In the entries below, find the lines with the word "this" and copy them.

- _DATA LINES_
· · ·
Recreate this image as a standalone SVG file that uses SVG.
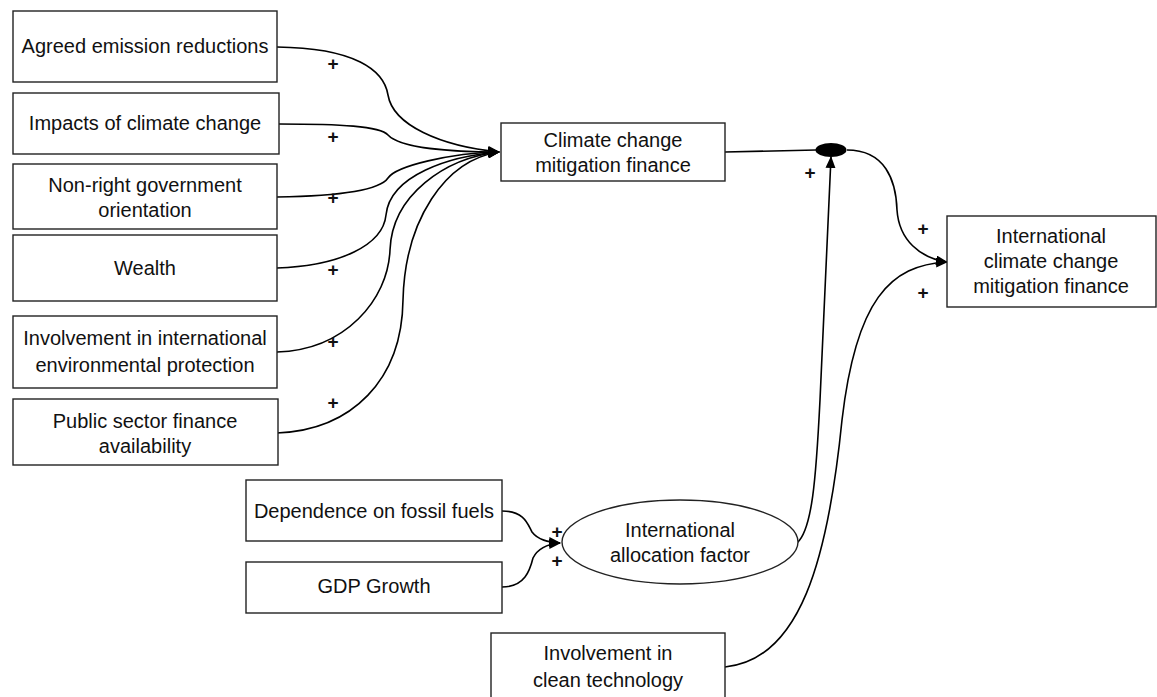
· · ·
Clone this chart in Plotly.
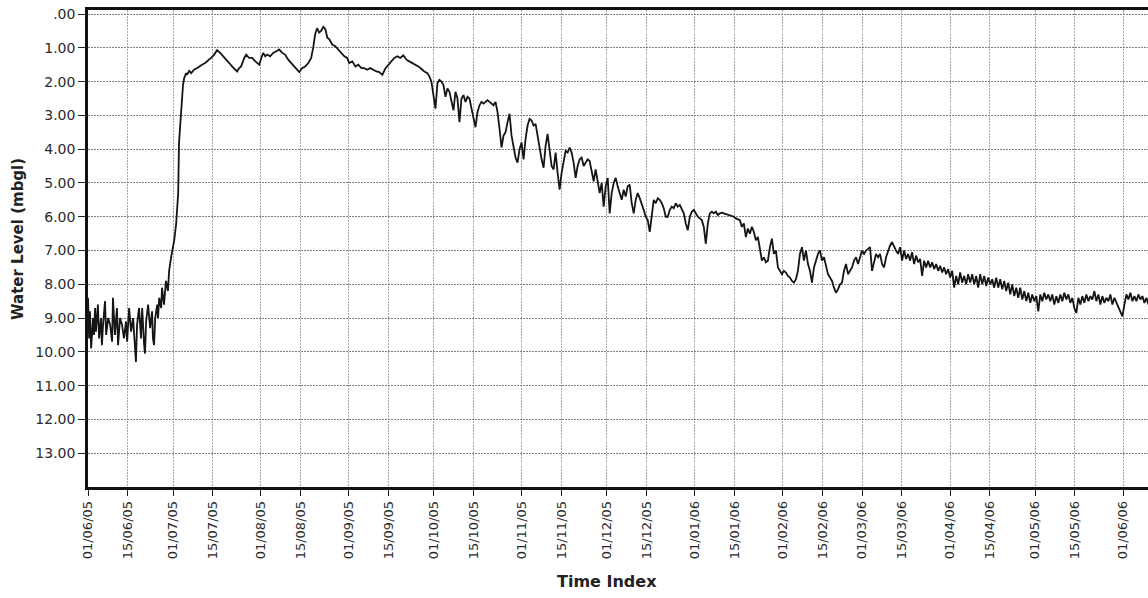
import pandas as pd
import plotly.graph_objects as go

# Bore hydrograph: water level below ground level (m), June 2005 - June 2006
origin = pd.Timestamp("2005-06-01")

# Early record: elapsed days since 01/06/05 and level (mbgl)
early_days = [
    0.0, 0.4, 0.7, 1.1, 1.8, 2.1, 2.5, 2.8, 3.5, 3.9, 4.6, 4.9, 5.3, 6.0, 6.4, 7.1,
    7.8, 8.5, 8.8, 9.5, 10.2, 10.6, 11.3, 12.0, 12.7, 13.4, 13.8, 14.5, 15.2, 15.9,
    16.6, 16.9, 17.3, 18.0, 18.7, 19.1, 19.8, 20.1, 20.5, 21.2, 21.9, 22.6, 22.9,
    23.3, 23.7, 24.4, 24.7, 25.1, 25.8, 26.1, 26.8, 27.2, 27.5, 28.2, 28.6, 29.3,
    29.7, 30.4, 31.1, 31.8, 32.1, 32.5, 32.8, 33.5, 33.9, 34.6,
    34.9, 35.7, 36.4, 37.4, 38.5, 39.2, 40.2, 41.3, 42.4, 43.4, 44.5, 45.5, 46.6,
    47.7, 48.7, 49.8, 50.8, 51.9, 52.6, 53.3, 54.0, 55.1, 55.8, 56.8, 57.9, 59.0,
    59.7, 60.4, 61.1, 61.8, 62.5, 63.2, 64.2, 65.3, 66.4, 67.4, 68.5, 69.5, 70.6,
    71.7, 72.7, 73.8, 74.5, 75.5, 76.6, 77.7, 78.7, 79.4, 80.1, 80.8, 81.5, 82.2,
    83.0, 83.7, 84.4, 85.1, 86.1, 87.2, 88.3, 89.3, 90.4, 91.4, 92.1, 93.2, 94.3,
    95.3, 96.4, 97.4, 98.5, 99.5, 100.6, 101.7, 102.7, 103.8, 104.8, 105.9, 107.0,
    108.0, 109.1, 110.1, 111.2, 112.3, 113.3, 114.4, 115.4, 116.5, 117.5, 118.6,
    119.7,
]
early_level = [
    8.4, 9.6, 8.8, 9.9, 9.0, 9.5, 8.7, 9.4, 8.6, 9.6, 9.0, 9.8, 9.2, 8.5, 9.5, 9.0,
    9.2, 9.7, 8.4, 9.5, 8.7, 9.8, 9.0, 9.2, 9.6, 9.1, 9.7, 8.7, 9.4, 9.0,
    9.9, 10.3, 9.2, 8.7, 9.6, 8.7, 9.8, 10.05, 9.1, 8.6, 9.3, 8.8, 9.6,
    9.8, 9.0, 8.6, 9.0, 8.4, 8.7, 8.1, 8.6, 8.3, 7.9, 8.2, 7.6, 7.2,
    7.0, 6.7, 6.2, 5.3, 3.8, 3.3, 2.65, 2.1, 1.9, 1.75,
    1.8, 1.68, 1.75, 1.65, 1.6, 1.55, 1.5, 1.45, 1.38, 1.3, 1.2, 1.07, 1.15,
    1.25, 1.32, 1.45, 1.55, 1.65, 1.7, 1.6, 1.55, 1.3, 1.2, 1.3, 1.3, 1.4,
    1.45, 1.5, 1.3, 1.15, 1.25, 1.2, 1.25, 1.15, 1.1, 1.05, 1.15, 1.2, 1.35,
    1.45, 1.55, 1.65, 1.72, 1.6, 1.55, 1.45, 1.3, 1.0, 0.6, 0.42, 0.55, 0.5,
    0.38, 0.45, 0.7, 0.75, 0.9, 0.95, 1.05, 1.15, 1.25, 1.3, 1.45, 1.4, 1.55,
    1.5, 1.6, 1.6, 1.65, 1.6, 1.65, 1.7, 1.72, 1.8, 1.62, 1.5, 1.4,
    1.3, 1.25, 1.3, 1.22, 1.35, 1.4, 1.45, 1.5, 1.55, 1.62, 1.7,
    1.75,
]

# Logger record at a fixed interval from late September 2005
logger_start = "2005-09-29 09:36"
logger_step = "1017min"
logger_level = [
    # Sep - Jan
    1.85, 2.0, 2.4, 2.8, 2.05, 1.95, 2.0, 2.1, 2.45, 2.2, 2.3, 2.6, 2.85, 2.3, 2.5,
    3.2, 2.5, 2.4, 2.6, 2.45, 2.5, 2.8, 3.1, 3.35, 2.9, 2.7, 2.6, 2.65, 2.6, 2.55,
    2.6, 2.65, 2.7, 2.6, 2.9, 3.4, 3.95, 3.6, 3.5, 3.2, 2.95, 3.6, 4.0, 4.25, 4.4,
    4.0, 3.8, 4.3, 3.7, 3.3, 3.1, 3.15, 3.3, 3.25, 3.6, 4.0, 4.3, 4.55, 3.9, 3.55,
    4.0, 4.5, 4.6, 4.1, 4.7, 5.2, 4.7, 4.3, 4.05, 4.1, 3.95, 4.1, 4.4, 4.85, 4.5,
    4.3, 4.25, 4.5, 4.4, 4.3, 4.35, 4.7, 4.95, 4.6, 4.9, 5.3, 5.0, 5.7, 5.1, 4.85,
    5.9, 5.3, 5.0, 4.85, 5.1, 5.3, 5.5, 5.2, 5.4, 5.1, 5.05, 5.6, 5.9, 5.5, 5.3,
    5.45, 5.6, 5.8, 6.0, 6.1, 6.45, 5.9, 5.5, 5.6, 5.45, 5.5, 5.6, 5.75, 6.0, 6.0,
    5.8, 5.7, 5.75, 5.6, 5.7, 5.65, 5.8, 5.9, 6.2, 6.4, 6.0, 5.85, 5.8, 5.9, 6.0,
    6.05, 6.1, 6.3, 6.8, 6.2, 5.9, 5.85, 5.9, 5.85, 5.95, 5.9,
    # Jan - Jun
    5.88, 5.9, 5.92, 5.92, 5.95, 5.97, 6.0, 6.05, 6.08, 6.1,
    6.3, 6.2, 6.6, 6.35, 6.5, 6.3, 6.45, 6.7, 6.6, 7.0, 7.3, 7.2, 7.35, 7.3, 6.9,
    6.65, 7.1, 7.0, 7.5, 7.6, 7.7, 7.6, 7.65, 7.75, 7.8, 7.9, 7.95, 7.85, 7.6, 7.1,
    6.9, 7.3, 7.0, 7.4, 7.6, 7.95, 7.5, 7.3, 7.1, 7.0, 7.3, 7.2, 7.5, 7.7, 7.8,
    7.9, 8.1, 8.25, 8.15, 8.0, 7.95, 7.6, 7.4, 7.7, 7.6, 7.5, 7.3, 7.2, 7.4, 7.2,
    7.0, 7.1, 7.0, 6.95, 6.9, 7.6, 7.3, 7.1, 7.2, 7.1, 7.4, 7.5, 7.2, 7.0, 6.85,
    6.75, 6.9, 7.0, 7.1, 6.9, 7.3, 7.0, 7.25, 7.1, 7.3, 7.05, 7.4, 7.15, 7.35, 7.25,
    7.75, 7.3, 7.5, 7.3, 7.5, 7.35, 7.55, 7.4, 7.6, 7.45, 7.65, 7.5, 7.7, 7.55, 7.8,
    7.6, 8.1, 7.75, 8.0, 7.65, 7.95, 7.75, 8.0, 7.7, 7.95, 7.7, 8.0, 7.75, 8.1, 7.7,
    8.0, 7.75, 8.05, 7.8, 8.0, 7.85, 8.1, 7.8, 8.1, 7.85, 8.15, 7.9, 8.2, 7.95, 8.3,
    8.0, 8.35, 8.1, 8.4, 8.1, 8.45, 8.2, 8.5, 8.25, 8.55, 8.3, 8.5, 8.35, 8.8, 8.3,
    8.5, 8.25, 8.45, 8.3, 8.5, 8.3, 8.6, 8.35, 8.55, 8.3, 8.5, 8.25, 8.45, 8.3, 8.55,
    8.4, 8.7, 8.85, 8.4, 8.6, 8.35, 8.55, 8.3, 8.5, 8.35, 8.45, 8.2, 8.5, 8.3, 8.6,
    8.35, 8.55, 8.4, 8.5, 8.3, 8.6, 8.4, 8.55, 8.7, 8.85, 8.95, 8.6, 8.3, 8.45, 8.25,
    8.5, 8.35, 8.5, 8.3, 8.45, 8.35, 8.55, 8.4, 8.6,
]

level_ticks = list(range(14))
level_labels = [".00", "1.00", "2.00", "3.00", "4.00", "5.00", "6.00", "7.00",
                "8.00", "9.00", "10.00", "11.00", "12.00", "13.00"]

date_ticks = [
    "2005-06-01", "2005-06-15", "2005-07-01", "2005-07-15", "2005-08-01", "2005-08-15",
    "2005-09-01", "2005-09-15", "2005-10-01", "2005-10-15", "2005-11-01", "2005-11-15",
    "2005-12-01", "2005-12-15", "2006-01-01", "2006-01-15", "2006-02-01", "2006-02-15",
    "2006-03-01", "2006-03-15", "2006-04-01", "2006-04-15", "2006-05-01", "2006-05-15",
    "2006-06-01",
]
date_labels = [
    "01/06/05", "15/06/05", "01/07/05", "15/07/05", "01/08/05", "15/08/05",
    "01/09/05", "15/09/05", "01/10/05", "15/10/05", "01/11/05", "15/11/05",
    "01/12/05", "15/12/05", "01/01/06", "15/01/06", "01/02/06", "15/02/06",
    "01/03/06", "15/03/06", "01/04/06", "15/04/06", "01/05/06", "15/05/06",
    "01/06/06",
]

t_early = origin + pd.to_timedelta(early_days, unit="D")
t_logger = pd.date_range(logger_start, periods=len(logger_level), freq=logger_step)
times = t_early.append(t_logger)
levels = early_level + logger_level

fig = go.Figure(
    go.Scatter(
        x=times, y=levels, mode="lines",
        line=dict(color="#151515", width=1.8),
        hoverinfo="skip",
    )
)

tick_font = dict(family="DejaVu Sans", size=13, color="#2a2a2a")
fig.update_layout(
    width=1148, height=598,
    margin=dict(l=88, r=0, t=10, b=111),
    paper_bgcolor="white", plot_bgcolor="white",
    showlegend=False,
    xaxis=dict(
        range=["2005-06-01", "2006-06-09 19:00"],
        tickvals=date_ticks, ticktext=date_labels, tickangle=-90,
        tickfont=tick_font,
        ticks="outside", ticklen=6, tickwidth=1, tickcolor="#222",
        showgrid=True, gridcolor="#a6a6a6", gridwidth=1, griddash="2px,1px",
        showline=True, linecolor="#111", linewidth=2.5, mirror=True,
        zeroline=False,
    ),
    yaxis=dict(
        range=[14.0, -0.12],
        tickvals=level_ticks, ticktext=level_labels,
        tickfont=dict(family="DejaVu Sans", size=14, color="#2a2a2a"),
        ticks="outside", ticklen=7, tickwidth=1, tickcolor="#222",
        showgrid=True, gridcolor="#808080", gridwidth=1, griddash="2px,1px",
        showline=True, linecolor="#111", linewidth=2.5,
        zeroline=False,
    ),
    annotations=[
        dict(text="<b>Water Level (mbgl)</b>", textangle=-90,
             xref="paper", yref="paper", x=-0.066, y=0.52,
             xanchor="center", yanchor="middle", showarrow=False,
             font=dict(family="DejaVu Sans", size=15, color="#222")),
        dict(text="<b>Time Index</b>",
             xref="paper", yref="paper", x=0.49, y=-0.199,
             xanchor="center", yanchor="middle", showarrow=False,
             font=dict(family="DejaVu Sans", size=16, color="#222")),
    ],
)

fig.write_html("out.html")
· · ·
- _EXPECTED OUTPUT_
Recreate this image as a standalone SVG file that uses SVG.
Clone this chart in Plotly.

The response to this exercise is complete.